> TASK TO COMPLETE
Starting with the first line of the data below, copy each line up to and including the one containing "var TEXT = '#151515'". Pictures stay out.

> Plotting code records

▶

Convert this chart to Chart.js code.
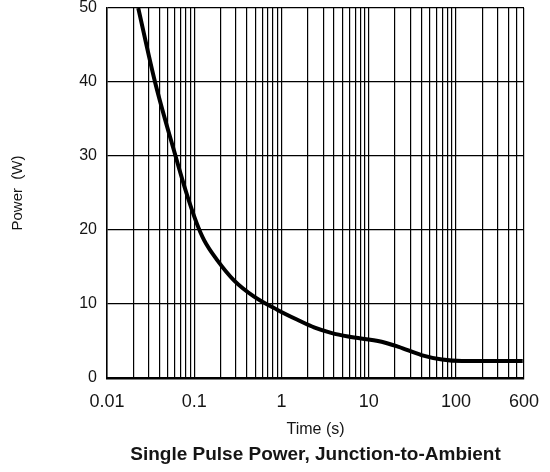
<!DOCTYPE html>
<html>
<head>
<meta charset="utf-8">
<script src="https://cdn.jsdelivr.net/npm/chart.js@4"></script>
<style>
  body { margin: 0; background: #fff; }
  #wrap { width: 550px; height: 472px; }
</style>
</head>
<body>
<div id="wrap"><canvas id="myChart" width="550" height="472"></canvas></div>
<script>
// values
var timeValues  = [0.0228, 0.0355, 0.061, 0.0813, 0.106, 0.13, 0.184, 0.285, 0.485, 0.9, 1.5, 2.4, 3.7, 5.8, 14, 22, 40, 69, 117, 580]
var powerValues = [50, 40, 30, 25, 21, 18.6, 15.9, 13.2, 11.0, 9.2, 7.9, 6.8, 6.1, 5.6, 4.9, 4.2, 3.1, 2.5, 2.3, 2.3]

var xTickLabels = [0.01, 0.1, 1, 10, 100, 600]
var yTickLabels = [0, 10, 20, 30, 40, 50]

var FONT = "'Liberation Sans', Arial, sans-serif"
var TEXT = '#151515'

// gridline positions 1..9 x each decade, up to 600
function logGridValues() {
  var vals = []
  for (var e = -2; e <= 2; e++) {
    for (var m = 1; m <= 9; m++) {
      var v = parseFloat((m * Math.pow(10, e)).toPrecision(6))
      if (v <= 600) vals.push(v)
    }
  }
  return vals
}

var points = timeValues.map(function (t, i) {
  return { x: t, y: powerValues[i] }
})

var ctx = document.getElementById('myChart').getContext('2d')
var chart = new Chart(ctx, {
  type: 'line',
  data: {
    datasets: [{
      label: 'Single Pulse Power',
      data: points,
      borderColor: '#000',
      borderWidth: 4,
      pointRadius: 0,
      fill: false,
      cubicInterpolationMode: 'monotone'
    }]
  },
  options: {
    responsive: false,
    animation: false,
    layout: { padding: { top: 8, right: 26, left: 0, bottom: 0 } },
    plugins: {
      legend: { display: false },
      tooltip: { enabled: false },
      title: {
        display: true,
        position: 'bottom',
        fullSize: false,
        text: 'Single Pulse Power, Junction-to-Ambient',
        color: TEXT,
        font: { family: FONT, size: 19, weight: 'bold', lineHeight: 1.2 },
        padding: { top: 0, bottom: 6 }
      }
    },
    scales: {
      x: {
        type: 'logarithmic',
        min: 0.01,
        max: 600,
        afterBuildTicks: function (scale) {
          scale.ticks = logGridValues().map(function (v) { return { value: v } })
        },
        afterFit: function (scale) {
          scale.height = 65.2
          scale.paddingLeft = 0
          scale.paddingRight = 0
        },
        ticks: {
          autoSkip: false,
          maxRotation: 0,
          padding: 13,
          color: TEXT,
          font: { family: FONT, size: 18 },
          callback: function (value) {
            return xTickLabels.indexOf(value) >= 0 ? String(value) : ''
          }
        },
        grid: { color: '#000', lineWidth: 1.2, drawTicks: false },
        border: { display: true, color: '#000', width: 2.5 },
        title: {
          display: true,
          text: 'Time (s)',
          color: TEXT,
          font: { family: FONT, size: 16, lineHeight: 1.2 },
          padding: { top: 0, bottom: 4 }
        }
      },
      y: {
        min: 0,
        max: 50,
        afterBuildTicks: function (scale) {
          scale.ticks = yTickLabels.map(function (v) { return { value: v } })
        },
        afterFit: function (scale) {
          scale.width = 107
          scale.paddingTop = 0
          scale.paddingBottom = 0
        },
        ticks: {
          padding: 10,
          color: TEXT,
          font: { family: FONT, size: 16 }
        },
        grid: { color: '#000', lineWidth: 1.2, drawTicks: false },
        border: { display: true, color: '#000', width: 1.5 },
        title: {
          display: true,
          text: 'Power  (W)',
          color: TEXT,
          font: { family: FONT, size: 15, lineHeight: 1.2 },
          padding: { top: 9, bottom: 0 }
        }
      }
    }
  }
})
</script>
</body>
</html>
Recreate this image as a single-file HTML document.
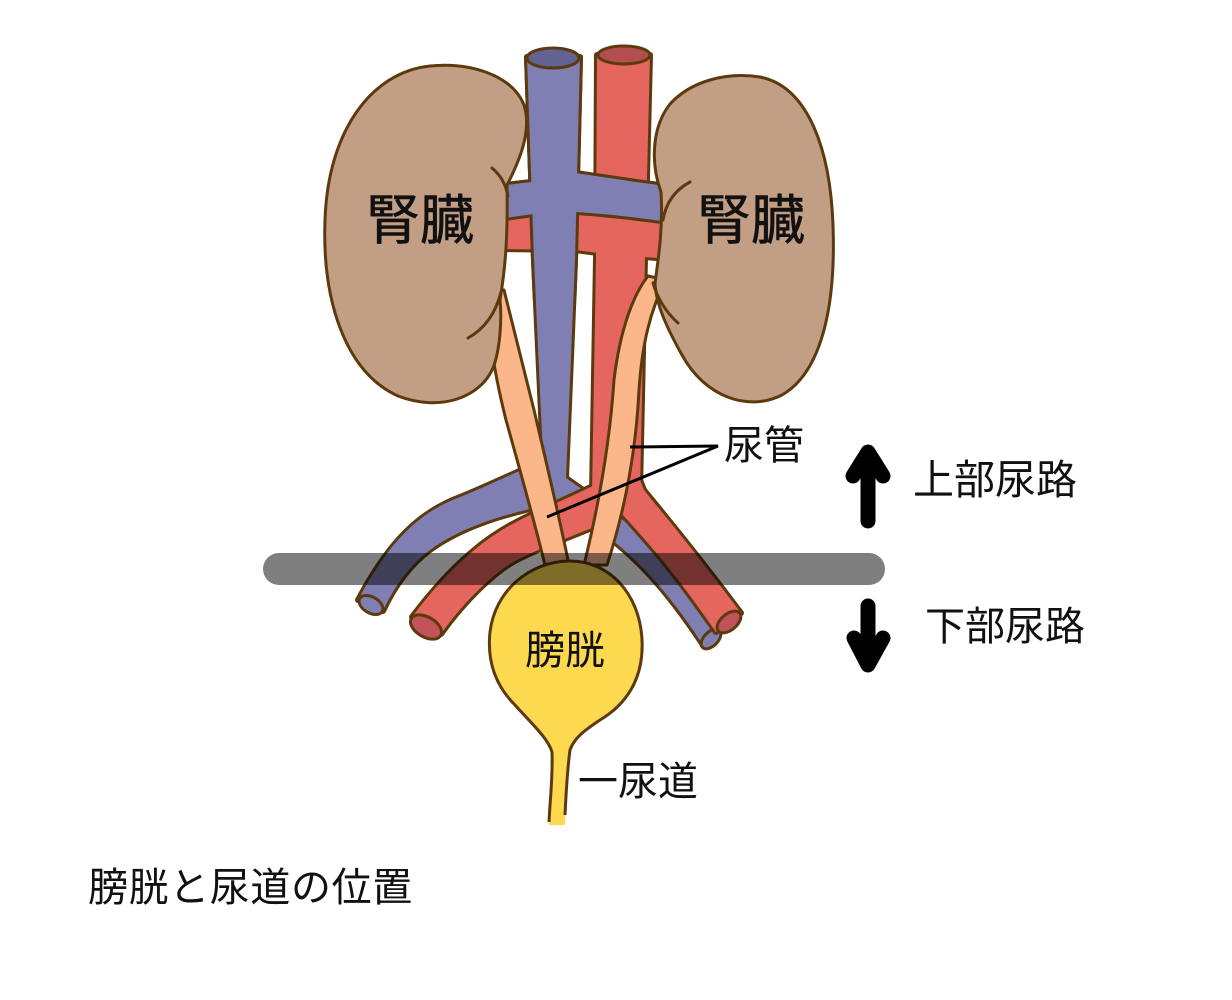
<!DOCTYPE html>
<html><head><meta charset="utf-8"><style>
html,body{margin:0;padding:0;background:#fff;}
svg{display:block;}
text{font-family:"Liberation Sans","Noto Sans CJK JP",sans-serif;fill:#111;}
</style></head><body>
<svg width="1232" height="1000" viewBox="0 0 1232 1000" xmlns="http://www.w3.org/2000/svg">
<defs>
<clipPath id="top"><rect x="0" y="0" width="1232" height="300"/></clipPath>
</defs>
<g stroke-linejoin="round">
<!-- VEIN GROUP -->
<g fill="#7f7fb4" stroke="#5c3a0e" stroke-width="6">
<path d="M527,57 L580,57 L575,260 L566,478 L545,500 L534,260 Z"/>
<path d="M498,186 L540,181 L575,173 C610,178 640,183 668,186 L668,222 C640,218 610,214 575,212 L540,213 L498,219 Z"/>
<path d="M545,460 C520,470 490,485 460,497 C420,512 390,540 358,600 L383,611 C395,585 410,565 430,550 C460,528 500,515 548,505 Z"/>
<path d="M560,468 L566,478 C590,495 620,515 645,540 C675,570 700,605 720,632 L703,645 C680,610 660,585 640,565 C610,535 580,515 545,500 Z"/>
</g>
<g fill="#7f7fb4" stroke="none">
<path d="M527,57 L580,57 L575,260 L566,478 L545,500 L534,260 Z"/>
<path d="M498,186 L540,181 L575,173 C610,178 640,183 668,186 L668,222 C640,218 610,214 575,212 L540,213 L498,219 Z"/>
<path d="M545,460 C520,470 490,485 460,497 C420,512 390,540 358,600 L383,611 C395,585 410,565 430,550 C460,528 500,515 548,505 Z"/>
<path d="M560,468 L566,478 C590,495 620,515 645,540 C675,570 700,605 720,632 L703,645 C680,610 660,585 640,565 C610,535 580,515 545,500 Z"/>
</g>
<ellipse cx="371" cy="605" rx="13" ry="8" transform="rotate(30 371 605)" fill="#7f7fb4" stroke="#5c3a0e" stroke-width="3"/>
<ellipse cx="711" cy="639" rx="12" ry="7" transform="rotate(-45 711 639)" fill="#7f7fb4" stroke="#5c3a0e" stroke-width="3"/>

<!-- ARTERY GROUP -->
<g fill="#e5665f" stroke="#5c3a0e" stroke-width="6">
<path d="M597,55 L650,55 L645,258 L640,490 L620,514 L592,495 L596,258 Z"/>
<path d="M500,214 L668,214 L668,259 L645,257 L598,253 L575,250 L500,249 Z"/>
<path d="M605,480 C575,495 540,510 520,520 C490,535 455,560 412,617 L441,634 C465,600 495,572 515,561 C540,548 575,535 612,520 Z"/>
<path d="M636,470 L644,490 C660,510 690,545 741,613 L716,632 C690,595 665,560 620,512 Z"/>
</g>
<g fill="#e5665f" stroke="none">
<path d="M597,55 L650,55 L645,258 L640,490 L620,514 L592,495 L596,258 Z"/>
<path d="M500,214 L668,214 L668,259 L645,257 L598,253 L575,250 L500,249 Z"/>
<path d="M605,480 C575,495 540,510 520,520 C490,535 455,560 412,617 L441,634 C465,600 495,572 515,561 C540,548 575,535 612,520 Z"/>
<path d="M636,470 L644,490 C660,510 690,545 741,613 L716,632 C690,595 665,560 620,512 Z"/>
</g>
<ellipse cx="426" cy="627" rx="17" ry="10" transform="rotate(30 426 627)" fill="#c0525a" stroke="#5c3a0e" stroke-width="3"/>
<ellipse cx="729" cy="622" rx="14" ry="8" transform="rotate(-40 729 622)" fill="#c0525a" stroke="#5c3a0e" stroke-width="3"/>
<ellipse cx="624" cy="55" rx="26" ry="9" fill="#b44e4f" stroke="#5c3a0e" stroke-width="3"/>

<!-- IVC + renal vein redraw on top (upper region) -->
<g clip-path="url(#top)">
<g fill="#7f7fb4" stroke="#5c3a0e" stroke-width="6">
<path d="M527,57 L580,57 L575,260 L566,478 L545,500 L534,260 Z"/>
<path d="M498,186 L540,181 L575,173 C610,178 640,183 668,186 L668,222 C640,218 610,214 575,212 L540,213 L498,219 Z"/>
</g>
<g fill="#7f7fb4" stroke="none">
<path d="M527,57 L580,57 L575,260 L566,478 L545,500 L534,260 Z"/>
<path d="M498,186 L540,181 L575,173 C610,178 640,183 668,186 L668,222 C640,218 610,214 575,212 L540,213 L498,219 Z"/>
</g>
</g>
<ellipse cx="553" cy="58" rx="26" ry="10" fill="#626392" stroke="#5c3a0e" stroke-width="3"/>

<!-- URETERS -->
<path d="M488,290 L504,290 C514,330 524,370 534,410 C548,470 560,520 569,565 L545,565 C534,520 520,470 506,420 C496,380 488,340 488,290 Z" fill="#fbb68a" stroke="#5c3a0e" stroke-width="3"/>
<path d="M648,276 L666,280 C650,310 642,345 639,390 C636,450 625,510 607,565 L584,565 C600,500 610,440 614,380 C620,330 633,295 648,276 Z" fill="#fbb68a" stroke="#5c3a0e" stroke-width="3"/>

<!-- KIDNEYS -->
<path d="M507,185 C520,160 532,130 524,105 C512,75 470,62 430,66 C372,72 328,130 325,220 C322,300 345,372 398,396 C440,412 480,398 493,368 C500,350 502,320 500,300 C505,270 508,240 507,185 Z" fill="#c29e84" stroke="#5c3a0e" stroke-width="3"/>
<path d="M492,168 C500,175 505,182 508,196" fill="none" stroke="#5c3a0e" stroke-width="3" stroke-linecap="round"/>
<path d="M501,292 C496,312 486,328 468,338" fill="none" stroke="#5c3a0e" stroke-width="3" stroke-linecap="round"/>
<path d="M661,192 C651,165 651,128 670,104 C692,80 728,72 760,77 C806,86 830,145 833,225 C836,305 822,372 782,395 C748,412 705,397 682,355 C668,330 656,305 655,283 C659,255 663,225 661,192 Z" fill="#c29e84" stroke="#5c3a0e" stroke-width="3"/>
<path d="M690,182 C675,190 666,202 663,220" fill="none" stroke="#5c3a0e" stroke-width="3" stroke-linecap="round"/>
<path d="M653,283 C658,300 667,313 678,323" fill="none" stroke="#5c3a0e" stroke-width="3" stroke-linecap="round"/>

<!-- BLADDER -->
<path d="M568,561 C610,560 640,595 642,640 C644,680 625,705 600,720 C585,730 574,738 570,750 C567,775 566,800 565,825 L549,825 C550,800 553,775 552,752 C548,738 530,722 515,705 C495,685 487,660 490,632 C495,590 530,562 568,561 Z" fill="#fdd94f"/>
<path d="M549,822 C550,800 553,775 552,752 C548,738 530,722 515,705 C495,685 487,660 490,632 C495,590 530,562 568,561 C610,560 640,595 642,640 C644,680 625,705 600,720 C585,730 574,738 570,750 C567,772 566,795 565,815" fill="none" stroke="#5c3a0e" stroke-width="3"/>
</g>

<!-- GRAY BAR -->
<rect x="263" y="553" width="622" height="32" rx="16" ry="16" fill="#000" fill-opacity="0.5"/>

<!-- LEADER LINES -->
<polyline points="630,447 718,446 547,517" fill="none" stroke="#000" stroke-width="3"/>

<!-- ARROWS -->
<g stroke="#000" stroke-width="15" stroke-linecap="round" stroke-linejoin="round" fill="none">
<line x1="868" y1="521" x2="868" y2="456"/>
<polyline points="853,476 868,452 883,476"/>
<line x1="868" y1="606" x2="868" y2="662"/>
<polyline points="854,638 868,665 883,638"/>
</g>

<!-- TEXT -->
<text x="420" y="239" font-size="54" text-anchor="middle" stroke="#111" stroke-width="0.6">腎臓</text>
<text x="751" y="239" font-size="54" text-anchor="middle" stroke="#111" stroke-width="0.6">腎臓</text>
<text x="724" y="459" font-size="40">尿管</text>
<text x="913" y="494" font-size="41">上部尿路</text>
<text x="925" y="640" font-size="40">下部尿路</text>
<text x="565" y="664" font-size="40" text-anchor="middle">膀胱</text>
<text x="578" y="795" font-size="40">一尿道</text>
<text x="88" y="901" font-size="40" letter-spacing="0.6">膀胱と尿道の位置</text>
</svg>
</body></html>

◀

> CORRECT ANSWER
Convert this chart to Chart.js code.
<!DOCTYPE html>
<html>
<head>
<meta charset="utf-8">
<script src="https://cdn.jsdelivr.net/npm/chart.js@4"></script>
<style>
  body { margin: 0; background: #fff; }
  #wrap { width: 550px; height: 472px; }
</style>
</head>
<body>
<div id="wrap"><canvas id="myChart" width="550" height="472"></canvas></div>
<script>
// values
var timeValues  = [0.0228, 0.0355, 0.061, 0.0813, 0.106, 0.13, 0.184, 0.285, 0.485, 0.9, 1.5, 2.4, 3.7, 5.8, 14, 22, 40, 69, 117, 580]
var powerValues = [50, 40, 30, 25, 21, 18.6, 15.9, 13.2, 11.0, 9.2, 7.9, 6.8, 6.1, 5.6, 4.9, 4.2, 3.1, 2.5, 2.3, 2.3]

var xTickLabels = [0.01, 0.1, 1, 10, 100, 600]
var yTickLabels = [0, 10, 20, 30, 40, 50]

var FONT = "'Liberation Sans', Arial, sans-serif"
var TEXT = '#151515'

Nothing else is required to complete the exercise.